Siem Reap surroundings: Betreed Adventures
I heard about a place near Siem Reap which should offer a nice jungle experience, too bad I only got to know about the option at the end of my trip. But definitely check out my post ‘Where to watch wildlife in Cambodia’ and read about Betreed Adventures.
Kratie – Irrawaddy Dolphins
Kratie is a nice, but smaller place along the Mekong River. From Kratie, you can get tours to Kampi to see the Irrawaddy dolphins. Again, just ask around for tuk-tuk drivers, they will be happy to take you there. During the BINCO expedition, we also passed by this place, and we actually saw the dolphins from the riverside. Nevertheless, the boat trips are a great addition to the experience and are not expensive.
A little side note, somewhere during my travels I collected bed bugs. I wasn’t too paranoia about bed bugs, but once you encounter them and you start googling, it’s a different story.

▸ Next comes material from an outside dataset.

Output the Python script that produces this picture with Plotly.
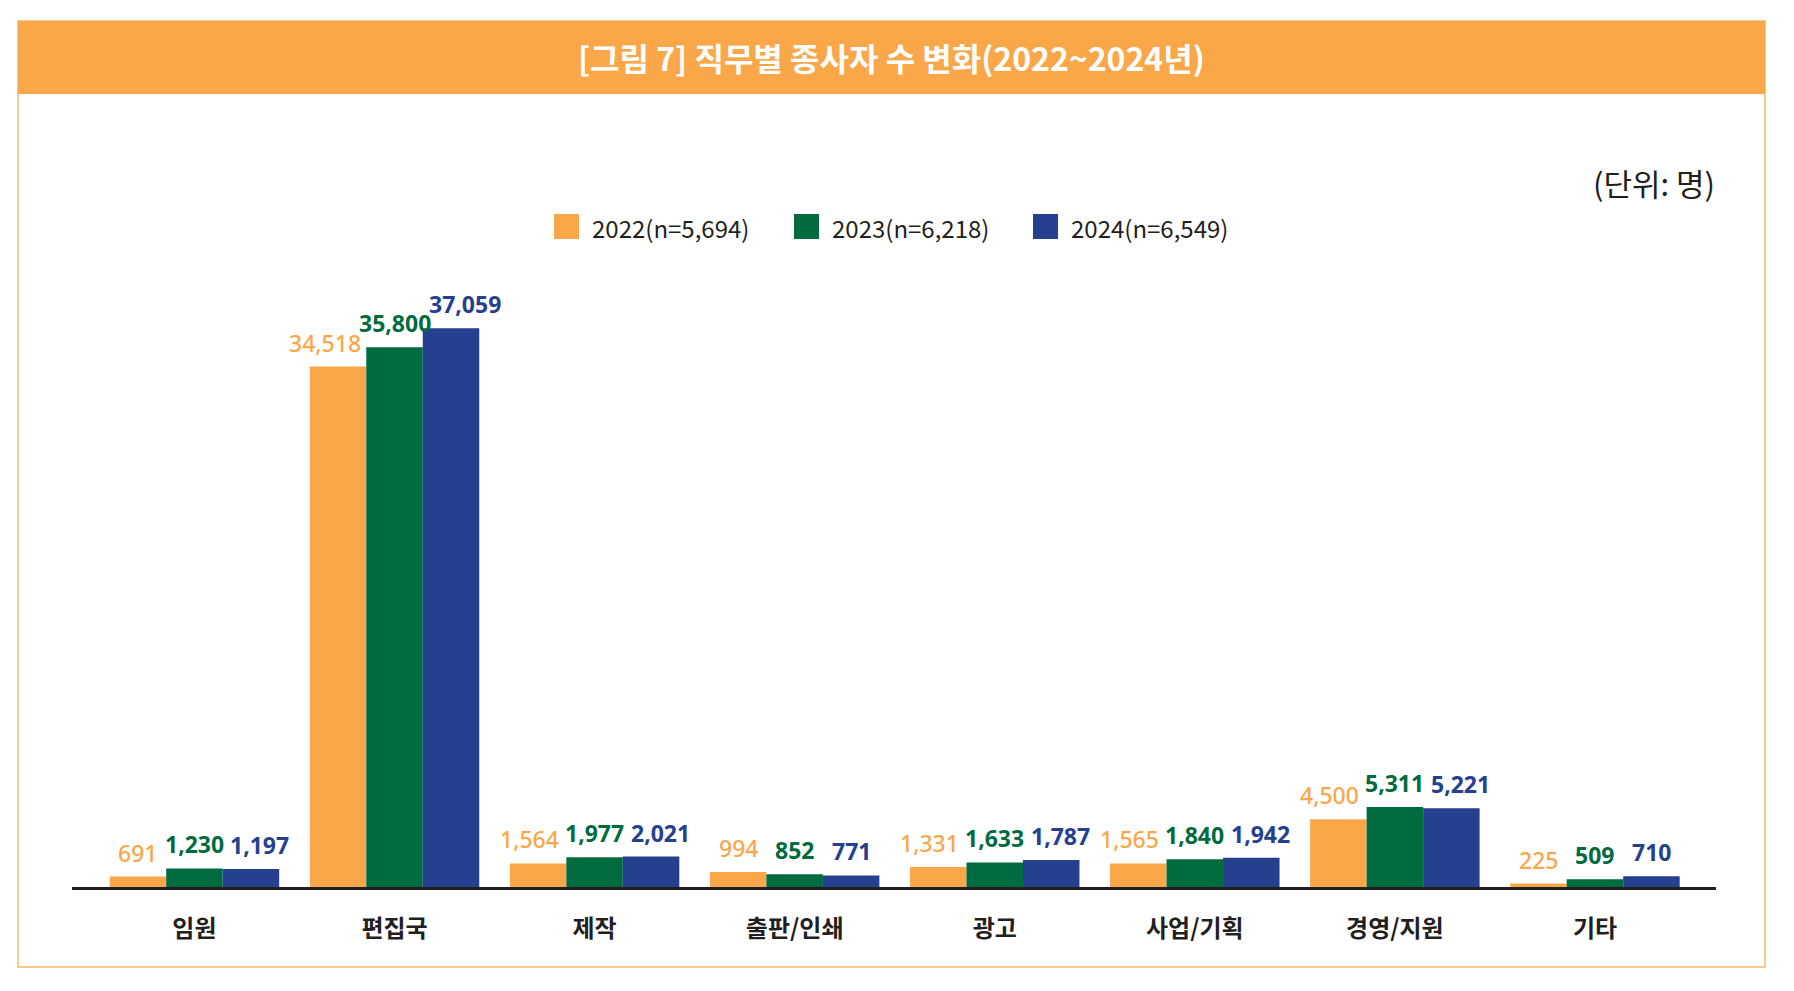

I’m not an expert, so I’m not going to write too much about it. Just be aware they are around and keep your eyes open. In the end my room got an exposure to 60°C (specialised company) to kill them. So far it seems they are gone, but they can escalate quite fast. There is no reason to be scared, it’s just worth checking you hostels and look a bit around where you put your bags.
I had a great time in Cambodia. To be honest, I was a bit disappointed in how hard it was to arrange more specific trips for wildlife watching and experiencing nature. Also, Cambodia is facing a huge deforestation problem. Furthermore, there is almost no ‘plastic awareness’ and plastic is just been thrown everywhere. I had a very interesting time in Cambodia.